_Data lines_.
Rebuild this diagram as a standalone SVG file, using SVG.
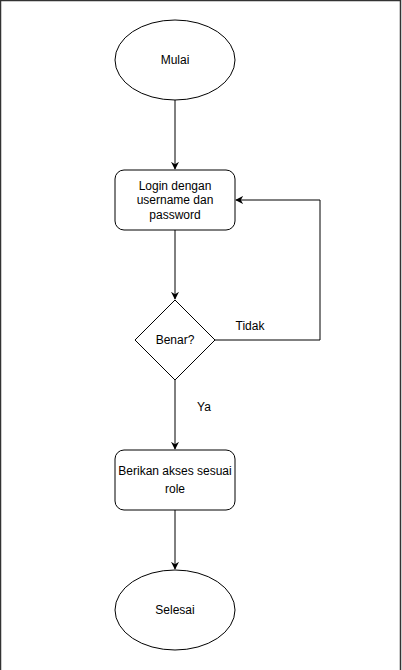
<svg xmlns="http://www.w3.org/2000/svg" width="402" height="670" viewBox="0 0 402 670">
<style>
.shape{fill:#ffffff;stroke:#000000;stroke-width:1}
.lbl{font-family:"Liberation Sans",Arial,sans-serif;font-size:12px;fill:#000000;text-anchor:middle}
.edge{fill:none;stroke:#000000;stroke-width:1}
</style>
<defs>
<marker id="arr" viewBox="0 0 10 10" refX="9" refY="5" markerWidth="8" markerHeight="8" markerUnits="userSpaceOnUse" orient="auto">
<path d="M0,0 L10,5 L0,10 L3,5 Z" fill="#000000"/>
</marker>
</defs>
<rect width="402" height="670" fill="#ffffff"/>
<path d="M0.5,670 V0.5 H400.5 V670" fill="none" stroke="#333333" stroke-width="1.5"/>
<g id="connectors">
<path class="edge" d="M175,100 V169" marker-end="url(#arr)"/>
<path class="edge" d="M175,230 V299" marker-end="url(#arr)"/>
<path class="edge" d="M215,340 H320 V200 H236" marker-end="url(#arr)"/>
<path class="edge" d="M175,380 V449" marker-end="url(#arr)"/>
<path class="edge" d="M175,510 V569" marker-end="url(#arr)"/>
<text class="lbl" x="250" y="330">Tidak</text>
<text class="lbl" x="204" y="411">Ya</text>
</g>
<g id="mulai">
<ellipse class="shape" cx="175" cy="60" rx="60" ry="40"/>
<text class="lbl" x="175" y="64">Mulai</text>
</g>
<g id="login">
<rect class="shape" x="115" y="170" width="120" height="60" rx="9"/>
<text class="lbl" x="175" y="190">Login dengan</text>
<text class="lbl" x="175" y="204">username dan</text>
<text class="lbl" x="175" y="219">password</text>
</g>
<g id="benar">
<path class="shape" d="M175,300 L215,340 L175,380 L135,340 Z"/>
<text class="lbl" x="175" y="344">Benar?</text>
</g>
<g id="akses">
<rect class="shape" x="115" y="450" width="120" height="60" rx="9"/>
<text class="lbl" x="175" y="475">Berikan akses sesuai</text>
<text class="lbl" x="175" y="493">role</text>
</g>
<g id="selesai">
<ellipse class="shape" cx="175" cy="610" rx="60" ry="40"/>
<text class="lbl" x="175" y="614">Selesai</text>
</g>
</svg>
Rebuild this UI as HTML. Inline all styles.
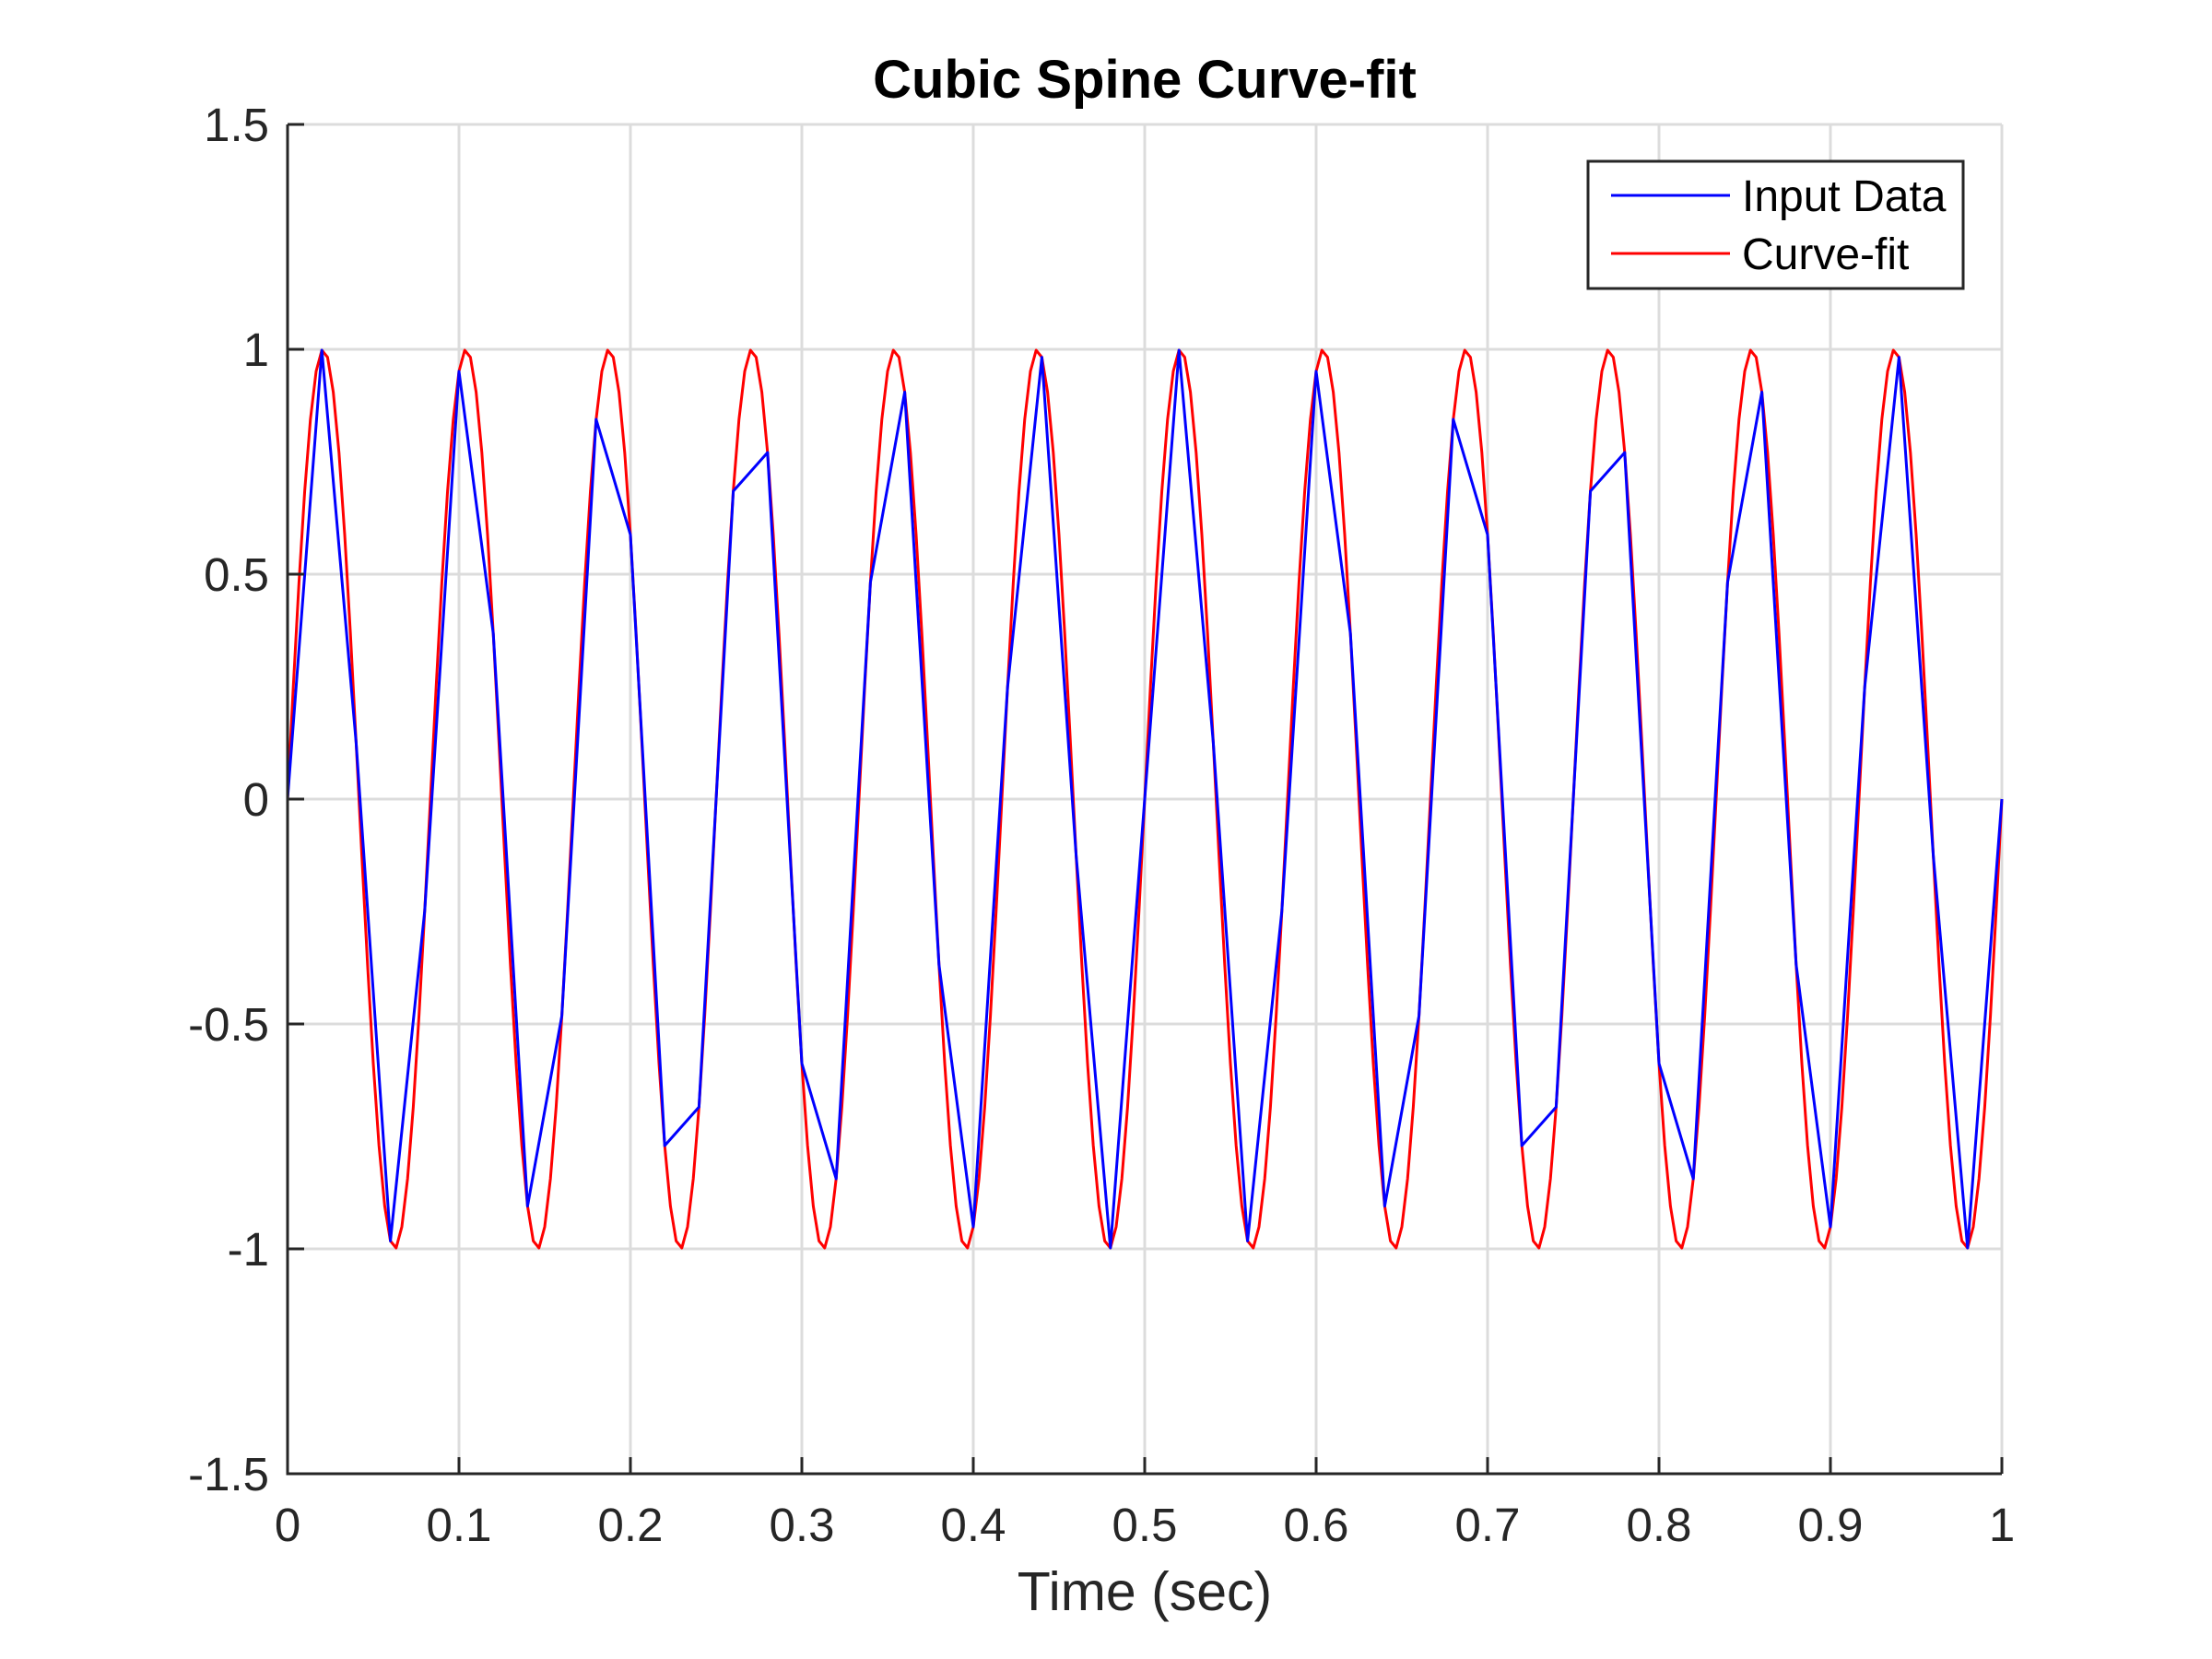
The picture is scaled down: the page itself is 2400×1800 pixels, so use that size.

_Instruction_. Retype all the records shown above, character for character. Omit every picture.

_Finished answer_.
Rebuild this diagram as a standalone SVG file, using SVG.
<svg xmlns="http://www.w3.org/2000/svg" width="402" height="670" viewBox="0 0 402 670">
<style>
.shape{fill:#ffffff;stroke:#000000;stroke-width:1}
.lbl{font-family:"Liberation Sans",Arial,sans-serif;font-size:12px;fill:#000000;text-anchor:middle}
.edge{fill:none;stroke:#000000;stroke-width:1}
</style>
<defs>
<marker id="arr" viewBox="0 0 10 10" refX="9" refY="5" markerWidth="8" markerHeight="8" markerUnits="userSpaceOnUse" orient="auto">
<path d="M0,0 L10,5 L0,10 L3,5 Z" fill="#000000"/>
</marker>
</defs>
<rect width="402" height="670" fill="#ffffff"/>
<path d="M0.5,670 V0.5 H400.5 V670" fill="none" stroke="#333333" stroke-width="1.5"/>
<g id="connectors">
<path class="edge" d="M175,100 V169" marker-end="url(#arr)"/>
<path class="edge" d="M175,230 V299" marker-end="url(#arr)"/>
<path class="edge" d="M215,340 H320 V200 H236" marker-end="url(#arr)"/>
<path class="edge" d="M175,380 V449" marker-end="url(#arr)"/>
<path class="edge" d="M175,510 V569" marker-end="url(#arr)"/>
<text class="lbl" x="250" y="330">Tidak</text>
<text class="lbl" x="204" y="411">Ya</text>
</g>
<g id="mulai">
<ellipse class="shape" cx="175" cy="60" rx="60" ry="40"/>
<text class="lbl" x="175" y="64">Mulai</text>
</g>
<g id="login">
<rect class="shape" x="115" y="170" width="120" height="60" rx="9"/>
<text class="lbl" x="175" y="190">Login dengan</text>
<text class="lbl" x="175" y="204">username dan</text>
<text class="lbl" x="175" y="219">password</text>
</g>
<g id="benar">
<path class="shape" d="M175,300 L215,340 L175,380 L135,340 Z"/>
<text class="lbl" x="175" y="344">Benar?</text>
</g>
<g id="akses">
<rect class="shape" x="115" y="450" width="120" height="60" rx="9"/>
<text class="lbl" x="175" y="475">Berikan akses sesuai</text>
<text class="lbl" x="175" y="493">role</text>
</g>
<g id="selesai">
<ellipse class="shape" cx="175" cy="610" rx="60" ry="40"/>
<text class="lbl" x="175" y="614">Selesai</text>
</g>
</svg>
Rebuild this UI as HTML. Inline all styles.
The picture is scaled down: the page itself is 2400×1800 pixels, so use that size.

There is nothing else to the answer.